-- BEGIN MATERIAL FOR THIS EXERCISE --

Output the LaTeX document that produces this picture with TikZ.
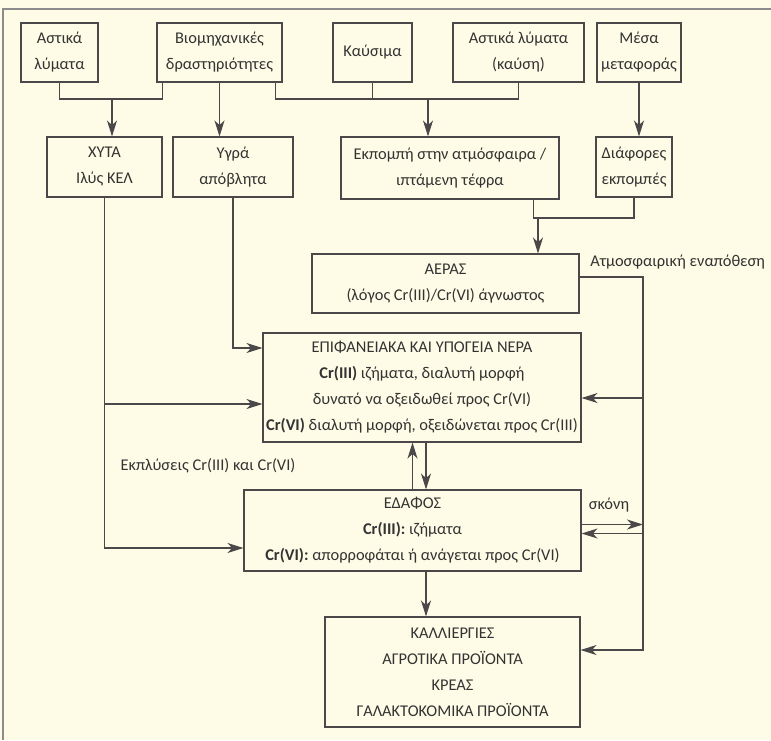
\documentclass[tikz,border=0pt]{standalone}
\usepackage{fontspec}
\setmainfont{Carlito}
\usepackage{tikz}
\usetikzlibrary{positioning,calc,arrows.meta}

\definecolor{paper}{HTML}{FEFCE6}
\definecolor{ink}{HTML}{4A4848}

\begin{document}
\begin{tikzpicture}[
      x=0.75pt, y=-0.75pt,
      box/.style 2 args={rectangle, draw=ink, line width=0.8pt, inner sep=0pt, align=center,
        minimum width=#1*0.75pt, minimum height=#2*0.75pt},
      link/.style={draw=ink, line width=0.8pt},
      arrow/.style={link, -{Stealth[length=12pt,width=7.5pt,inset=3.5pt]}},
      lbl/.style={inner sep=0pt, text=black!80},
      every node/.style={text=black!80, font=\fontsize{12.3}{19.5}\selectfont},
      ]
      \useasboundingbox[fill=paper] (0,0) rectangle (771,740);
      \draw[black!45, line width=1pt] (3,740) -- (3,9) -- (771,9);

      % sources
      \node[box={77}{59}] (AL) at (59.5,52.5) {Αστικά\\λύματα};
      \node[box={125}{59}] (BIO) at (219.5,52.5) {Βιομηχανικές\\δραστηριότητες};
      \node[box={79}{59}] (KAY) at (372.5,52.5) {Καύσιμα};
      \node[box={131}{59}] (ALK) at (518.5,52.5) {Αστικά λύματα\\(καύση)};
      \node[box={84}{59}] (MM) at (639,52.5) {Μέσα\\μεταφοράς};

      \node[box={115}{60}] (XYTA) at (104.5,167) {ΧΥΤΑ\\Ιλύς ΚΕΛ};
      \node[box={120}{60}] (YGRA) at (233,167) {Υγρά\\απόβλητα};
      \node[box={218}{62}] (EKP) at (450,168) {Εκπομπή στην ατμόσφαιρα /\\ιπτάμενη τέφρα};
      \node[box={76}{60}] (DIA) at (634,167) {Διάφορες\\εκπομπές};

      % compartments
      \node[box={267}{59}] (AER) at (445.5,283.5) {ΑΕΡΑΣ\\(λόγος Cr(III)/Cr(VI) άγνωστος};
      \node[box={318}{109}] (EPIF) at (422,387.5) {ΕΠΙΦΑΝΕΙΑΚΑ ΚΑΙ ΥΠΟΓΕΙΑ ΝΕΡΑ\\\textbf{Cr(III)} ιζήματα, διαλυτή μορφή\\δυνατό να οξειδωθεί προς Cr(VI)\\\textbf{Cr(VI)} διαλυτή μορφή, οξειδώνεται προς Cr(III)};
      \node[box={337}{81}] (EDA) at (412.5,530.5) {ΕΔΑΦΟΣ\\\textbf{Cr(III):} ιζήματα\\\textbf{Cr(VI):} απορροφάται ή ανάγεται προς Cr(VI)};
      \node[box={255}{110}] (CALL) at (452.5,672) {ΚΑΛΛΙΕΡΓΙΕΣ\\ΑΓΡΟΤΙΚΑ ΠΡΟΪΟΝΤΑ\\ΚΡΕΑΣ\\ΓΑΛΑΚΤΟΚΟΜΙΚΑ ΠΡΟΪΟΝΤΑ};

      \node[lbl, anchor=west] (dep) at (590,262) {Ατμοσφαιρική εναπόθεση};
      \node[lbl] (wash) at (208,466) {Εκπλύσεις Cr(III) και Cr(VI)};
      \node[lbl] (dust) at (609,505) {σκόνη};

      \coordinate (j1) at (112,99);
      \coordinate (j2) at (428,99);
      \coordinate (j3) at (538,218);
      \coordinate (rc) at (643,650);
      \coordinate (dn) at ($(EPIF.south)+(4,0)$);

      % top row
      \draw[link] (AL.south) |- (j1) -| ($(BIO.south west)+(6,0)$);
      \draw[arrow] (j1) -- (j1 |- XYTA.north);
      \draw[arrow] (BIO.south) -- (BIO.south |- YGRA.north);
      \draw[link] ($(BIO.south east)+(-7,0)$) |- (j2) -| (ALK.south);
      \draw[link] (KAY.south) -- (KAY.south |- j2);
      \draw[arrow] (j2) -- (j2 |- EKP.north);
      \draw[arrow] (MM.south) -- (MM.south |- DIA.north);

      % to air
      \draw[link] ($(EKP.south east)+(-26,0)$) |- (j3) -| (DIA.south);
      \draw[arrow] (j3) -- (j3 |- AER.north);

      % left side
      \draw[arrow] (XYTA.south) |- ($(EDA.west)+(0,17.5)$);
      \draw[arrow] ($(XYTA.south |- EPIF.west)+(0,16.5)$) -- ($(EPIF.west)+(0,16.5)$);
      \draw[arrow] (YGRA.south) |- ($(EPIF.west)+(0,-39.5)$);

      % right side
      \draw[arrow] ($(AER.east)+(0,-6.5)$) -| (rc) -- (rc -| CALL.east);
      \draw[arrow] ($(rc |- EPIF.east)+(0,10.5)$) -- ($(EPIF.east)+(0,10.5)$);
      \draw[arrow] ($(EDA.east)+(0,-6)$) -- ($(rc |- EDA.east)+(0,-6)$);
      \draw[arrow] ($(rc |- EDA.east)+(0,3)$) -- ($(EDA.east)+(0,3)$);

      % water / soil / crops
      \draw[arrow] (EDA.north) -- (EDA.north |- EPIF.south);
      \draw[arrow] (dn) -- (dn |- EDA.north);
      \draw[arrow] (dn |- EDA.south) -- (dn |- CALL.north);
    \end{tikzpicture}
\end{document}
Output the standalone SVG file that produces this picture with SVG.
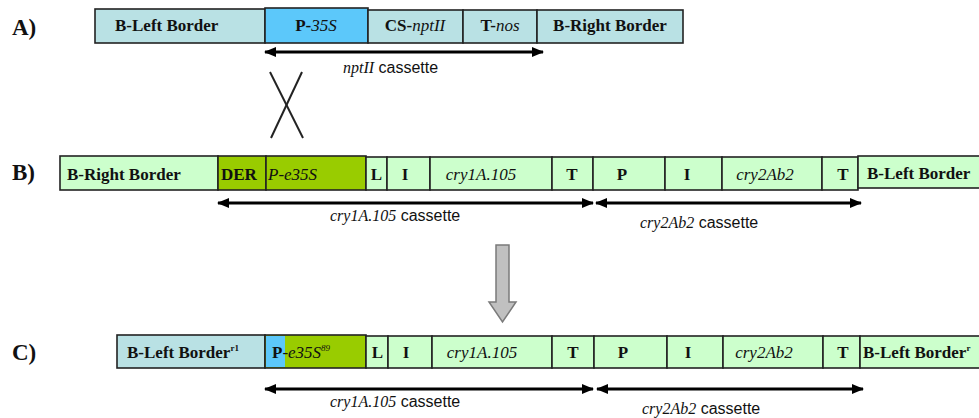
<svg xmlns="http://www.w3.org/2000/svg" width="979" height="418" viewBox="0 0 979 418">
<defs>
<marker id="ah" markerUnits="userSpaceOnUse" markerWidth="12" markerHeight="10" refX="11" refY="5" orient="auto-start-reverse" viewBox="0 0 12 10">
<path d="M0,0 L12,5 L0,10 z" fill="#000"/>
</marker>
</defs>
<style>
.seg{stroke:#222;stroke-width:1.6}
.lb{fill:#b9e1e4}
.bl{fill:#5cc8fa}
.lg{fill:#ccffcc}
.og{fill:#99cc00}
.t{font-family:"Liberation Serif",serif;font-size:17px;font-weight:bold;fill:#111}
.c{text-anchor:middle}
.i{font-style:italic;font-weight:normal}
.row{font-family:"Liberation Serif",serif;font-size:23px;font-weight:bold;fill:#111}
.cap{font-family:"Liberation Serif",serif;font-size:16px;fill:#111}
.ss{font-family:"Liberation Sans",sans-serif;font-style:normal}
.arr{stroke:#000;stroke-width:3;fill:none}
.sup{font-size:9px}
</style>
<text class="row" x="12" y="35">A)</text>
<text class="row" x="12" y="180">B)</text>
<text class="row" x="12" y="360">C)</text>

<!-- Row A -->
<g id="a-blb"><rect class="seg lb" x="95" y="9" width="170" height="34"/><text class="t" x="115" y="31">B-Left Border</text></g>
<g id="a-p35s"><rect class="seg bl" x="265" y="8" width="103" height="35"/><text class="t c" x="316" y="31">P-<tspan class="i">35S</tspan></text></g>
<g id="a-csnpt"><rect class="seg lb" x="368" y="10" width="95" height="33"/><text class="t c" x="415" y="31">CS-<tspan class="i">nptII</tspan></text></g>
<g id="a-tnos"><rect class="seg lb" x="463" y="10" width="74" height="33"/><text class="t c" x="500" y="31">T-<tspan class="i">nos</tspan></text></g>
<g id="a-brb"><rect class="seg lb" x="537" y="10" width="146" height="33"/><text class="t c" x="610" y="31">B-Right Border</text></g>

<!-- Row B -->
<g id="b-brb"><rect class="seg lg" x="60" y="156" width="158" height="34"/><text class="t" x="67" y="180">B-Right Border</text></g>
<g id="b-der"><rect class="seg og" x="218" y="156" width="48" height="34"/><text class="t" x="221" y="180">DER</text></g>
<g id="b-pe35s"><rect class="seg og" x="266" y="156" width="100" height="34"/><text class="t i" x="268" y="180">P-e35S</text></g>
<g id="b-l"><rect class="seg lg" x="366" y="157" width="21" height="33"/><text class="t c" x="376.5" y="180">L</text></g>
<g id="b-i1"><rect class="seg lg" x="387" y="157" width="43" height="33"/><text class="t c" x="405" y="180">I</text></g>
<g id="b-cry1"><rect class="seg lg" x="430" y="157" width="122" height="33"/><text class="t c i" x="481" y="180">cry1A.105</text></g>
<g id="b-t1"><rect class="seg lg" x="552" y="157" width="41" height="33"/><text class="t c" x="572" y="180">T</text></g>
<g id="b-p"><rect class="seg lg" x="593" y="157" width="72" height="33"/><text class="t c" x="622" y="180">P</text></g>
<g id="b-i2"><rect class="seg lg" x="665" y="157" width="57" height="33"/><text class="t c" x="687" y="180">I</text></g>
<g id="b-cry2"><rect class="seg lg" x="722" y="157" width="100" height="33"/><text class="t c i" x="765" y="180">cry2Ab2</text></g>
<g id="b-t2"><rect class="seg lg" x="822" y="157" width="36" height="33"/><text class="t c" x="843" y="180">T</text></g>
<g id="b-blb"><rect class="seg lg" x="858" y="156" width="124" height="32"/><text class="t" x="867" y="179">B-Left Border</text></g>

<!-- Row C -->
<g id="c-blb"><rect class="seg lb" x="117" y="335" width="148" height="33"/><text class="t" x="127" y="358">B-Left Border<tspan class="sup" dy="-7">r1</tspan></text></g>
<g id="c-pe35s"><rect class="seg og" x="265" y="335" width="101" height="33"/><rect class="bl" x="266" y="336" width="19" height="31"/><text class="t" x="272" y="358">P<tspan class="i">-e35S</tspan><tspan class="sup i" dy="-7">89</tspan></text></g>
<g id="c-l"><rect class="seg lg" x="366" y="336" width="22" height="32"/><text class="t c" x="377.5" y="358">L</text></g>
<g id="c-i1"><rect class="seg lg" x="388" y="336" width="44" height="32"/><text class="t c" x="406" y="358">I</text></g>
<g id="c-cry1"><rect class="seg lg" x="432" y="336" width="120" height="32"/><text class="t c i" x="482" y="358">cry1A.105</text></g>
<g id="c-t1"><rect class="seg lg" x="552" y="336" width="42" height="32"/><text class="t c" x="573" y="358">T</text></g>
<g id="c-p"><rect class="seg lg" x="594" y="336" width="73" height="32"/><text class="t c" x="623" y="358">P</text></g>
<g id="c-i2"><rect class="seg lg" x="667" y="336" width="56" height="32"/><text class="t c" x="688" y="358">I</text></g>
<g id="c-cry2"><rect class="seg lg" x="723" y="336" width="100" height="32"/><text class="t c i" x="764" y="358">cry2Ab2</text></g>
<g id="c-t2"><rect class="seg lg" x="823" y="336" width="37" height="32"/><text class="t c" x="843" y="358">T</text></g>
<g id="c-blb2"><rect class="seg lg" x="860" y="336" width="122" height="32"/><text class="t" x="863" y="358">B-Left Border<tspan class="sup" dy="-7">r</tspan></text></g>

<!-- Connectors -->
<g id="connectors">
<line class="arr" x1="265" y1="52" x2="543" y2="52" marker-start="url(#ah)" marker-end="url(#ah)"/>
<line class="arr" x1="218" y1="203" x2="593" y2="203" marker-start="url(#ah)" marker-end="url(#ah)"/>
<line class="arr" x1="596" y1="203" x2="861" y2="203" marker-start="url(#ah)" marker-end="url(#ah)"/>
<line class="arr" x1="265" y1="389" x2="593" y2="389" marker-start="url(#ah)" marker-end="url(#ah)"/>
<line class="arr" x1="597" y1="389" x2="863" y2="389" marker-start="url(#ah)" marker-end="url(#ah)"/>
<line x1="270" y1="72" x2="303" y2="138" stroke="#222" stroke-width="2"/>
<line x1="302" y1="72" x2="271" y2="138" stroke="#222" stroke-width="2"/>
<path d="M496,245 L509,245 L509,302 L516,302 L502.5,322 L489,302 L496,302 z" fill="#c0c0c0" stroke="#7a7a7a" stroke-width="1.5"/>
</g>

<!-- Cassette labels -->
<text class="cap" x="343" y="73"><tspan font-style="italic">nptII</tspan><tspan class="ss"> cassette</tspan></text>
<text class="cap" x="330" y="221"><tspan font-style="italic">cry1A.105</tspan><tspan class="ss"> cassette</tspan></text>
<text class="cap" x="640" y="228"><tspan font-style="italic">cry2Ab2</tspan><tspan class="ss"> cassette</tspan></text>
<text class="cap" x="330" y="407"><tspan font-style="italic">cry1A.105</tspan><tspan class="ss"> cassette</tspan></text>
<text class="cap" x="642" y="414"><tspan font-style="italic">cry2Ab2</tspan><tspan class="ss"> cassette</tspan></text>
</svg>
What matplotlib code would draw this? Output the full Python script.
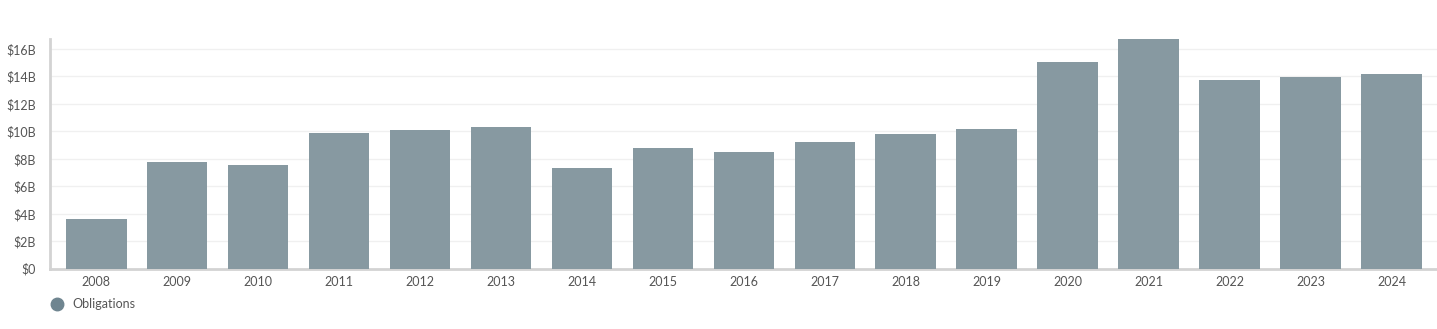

-- END MATERIAL FOR THIS EXERCISE --

> [WRITTEN PROBLEM]: Please quote exactly the run of lines that starts the entries and ends at the line containing "(3,9) -- (771,9);", leaving out every picture.

> [ANSWER TO THE EXERCISE]:
Output the LaTeX document that produces this picture with TikZ.
\documentclass[tikz,border=0pt]{standalone}
\usepackage{fontspec}
\setmainfont{Carlito}
\usepackage{tikz}
\usetikzlibrary{positioning,calc,arrows.meta}

\definecolor{paper}{HTML}{FEFCE6}
\definecolor{ink}{HTML}{4A4848}

\begin{document}
\begin{tikzpicture}[
      x=0.75pt, y=-0.75pt,
      box/.style 2 args={rectangle, draw=ink, line width=0.8pt, inner sep=0pt, align=center,
        minimum width=#1*0.75pt, minimum height=#2*0.75pt},
      link/.style={draw=ink, line width=0.8pt},
      arrow/.style={link, -{Stealth[length=12pt,width=7.5pt,inset=3.5pt]}},
      lbl/.style={inner sep=0pt, text=black!80},
      every node/.style={text=black!80, font=\fontsize{12.3}{19.5}\selectfont},
      ]
      \useasboundingbox[fill=paper] (0,0) rectangle (771,740);
      \draw[black!45, line width=1pt] (3,740) -- (3,9) -- (771,9);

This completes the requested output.